Apologies, it seems that we've got what we deserved... in a way. Then nobody dared to ask or to learn how to use double iron. Not until there was some "critical mass" or new fashion, again.

I really just needed David Weaver's video that shows algorithm or rule how to find optimum distance. If it were me who had the knowledge I would take trouble of going somewhere and showing the skill where it would matter... but that is just me.

For me it was very educational as to not blindly believe anything that is written in Internet... really didn't see it coming in woodworking! How could I... probably "professional idiotism".

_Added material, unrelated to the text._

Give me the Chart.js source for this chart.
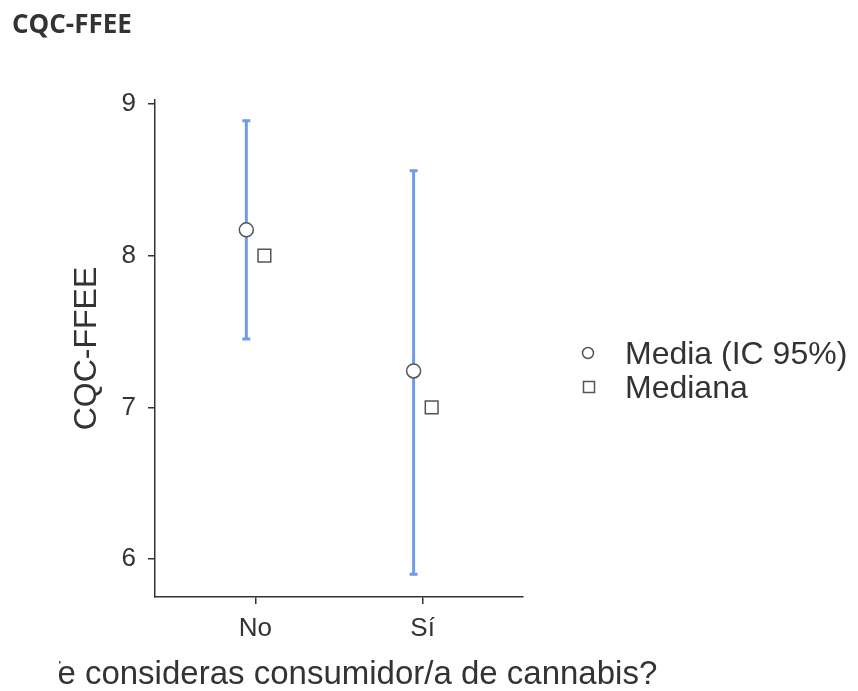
<!DOCTYPE html>
<html>
<head>
<meta charset="utf-8">
<script src="https://cdn.jsdelivr.net/npm/chart.js@4"></script>
<style>
  html, body { margin: 0; padding: 0; background: #ffffff; }
  canvas { display: block; }
</style>
</head>
<body>
<canvas id="chart" width="858" height="691"></canvas>
<script>
// Group labels and summary statistics per group
const categories = ['No', 'Sí'];
const meanValues = [8.17, 7.24];
const ciLower = [7.45, 5.90];
const ciUpper = [8.89, 8.56];
const medianValues = [8.0, 7.0];
const yTicks = [6, 7, 8, 9];
const seriesNames = ['Media (IC 95%)', 'Mediana'];
const chartTitle = 'CQC-FFEE';
const yTitle = 'CQC-FFEE';
const xTitle = '¿Te consideras consumidor/a de cannabis?';

// horizontal dodge between mean and median markers (in category units)
const DODGE = 0.054;
const SANS = '"Liberation Sans", Arial, sans-serif';
const INK = '#333333';
const BAR_BLUE = '#6e9ceb';

const errorBars = {
  id: 'errorBars',
  beforeDatasetsDraw(chart) {
    const { ctx, scales: { x, y } } = chart;
    ctx.save();
    ctx.strokeStyle = BAR_BLUE;
    ctx.lineWidth = 3;
    ctx.lineCap = 'butt';
    categories.forEach((c, i) => {
      const px = x.getPixelForValue(i + 1 - DODGE);
      const top = y.getPixelForValue(ciUpper[i]);
      const bot = y.getPixelForValue(ciLower[i]);
      ctx.beginPath();
      ctx.moveTo(px, top);
      ctx.lineTo(px, bot);
      ctx.moveTo(px - 4, top);
      ctx.lineTo(px + 4, top);
      ctx.moveTo(px - 4, bot);
      ctx.lineTo(px + 4, bot);
      ctx.stroke();
    });
    ctx.restore();
  }
};

const textLayer = {
  id: 'textLayer',
  afterDraw(chart) {
    const { ctx, chartArea: a } = chart;
    ctx.save();
    // heading
    ctx.fillStyle = INK;
    ctx.font = 'bold 26px "Open Sans", sans-serif';
    ctx.textAlign = 'left';
    ctx.textBaseline = 'alphabetic';
    ctx.fillText(chartTitle, 12, 33);

    // y axis title
    ctx.save();
    ctx.translate(96, (a.top + a.bottom) / 2);
    ctx.rotate(-Math.PI / 2);
    ctx.font = '32px ' + SANS;
    ctx.textAlign = 'center';
    ctx.fillText(yTitle, 0, 0);
    ctx.restore();

    // x axis title (left edge of the drawing is cut off)
    ctx.save();
    ctx.beginPath();
    ctx.rect(59, 640, 858, 51);
    ctx.clip();
    ctx.font = '33px ' + SANS;
    ctx.textAlign = 'center';
    ctx.fillText(xTitle, (a.left + a.right) / 2, 684);
    ctx.restore();

    // legend
    ctx.strokeStyle = '#555555';
    ctx.lineWidth = 1.5;
    ctx.fillStyle = '#ffffff';
    ctx.beginPath();
    ctx.arc(588, 353, 5.5, 0, Math.PI * 2);
    ctx.fill();
    ctx.stroke();
    ctx.beginPath();
    ctx.rect(589 - 5.5, 387 - 5.5, 11, 11);
    ctx.fill();
    ctx.stroke();
    ctx.fillStyle = INK;
    ctx.font = '32px ' + SANS;
    ctx.textAlign = 'left';
    ctx.textBaseline = 'middle';
    ctx.fillText(seriesNames[0], 625, 355);
    ctx.fillText(seriesNames[1], 625, 389);
    ctx.restore();
  }
};

new Chart(document.getElementById('chart'), {
  type: 'scatter',
  data: {
    datasets: [
      {
        label: seriesNames[0],
        data: categories.map((c, i) => ({ x: i + 1 - DODGE, y: meanValues[i] })),
        pointStyle: 'circle',
        radius: 7,
        backgroundColor: '#ffffff',
        borderColor: '#555555',
        borderWidth: 1.5
      },
      {
        label: seriesNames[1],
        data: categories.map((c, i) => ({ x: i + 1 + DODGE, y: medianValues[i] })),
        pointStyle: 'rect',
        radius: 9,
        backgroundColor: '#ffffff',
        borderColor: '#555555',
        borderWidth: 1.5
      }
    ]
  },
  options: {
    responsive: false,
    animation: false,
    events: [],
    layout: { padding: { top: 100, right: 335, left: 0, bottom: 0 } },
    plugins: { legend: { display: false }, tooltip: { enabled: false }, title: { display: false } },
    scales: {
      x: {
        type: 'linear',
        min: 0.4,
        max: 2.6,
        afterBuildTicks(s) { s.ticks = categories.map((c, i) => ({ value: i + 1 })); },
        afterFit(s) { s.height = 94; },
        ticks: {
          callback: (v) => categories[Math.round(v) - 1],
          font: { family: SANS, size: 26 },
          color: INK,
          padding: 9,
          maxRotation: 0
        },
        grid: { drawOnChartArea: false, tickLength: 7, color: INK, lineWidth: 1.5 },
        border: { color: INK, width: 1.5 }
      },
      y: {
        type: 'linear',
        min: 5.75,
        max: 9.026,
        afterBuildTicks(s) { s.ticks = yTicks.map(v => ({ value: v })); },
        afterFit(s) { s.width = 155; },
        ticks: {
          font: { family: SANS, size: 26 },
          color: INK,
          padding: 12
        },
        grid: { drawOnChartArea: false, tickLength: 7, color: INK, lineWidth: 1.5 },
        border: { color: INK, width: 1.5 }
      }
    }
  },
  plugins: [errorBars, textLayer]
});
</script>
</body>
</html>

No...it means that I was doing something more valuable with my time than arguing fashions in plane irons with editors of hobby magazines. Most forums have at best a few hundred engaged readers and 50 or so that post...let's consider just how tiny a percentage of all woodworkers that might be, then recognize that each forum is a digital island, with little or no communication with those that are a) too busy to participate, b) lack interest, or c) lack the patience. Alfred Korzybski's dictum re: the map not being the territory seems applicable.

Understandable, of course... glad that fashion has passed and knowledge remains. All good now.


(Sorry for the international readers hooey is a pile of $#!+)

No problem understanding it, it pays a lot to first learn swear and bad words when learning a foreign language! :) In Russian language there is another language in itself that is purely swearing. We inherited that from "mongols". Some people do manage to use it as their main language. Communicated meaning amazes me with richness and details... It is banned from public domain.